OECD leading indicator preview: further weakness
The central expectation here, based on monetary trends, is that global economic momentum will continue to weaken into the fourth quarter of 2018 before reviving slightly into early 2019 – see previous post. The OECD’s composite leading indicators, which in most cases exclude money, are giving stronger support for the forecast of a near-term further economic slowdown.
The OECD will release June data for its indicators on 8 August but most of the component information is already available, allowing an independent calculation. The G7 indicator is estimated to have fallen further in June, with revisions likely to magnify the scale / speed of the decline from a January 2018 peak – see first chart. The indicator is expressed in trend-adjusted form, i.e. the recent fall implies below-trend economic growth.
The decline in the G7 indicator was initially driven by European countries and Japan, with the US indicator continuing to rise. This raised the possibility that non-US weakness would prove temporary as US acceleration boosted global demand – the consensus view when economic data started to disappoint in early 2018.

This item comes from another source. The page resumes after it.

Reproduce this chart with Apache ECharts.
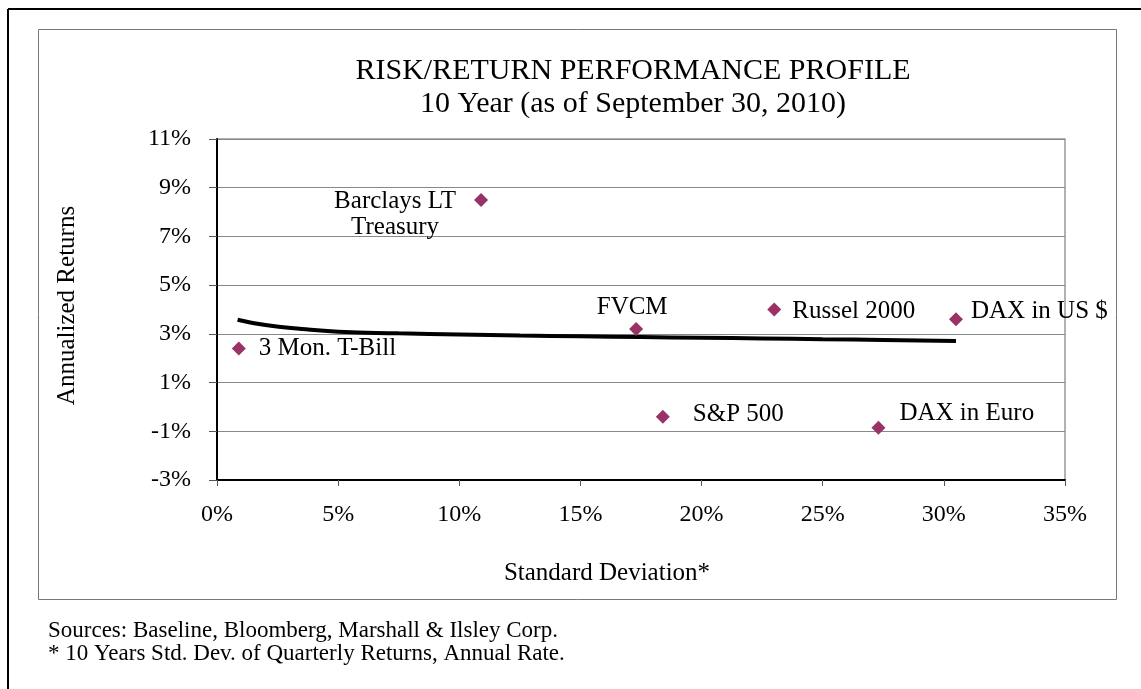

Monetary trends, however, suggested that convergence would occur by the US losing momentum rather than a pick-up in the rest of the G7. The latest leading indicator estimates are consistent with this expectation, with the US indicator also now falling and no let-up in the declines in Europe / Japan – second chart.
The third chart shows a “global” indicator that combines data for the G7 and seven large emerging economies (the “E7”) while “adding back” an estimate of trend industrial output growth. Six-month growth of this indicator peaked in December 2017 ahead of a March 2018 peak in G7 plus E7 six-month output expansion. It continued to decline in June, consistent with a further loss of output momentum through the third quarter, as suggested by monetary trends.
Based on the monetary forecast that economic momentum will bottom in the fourth quarter, one- and six-month changes in the G7 plus E7 leading indicator may stabilise during the third quarter.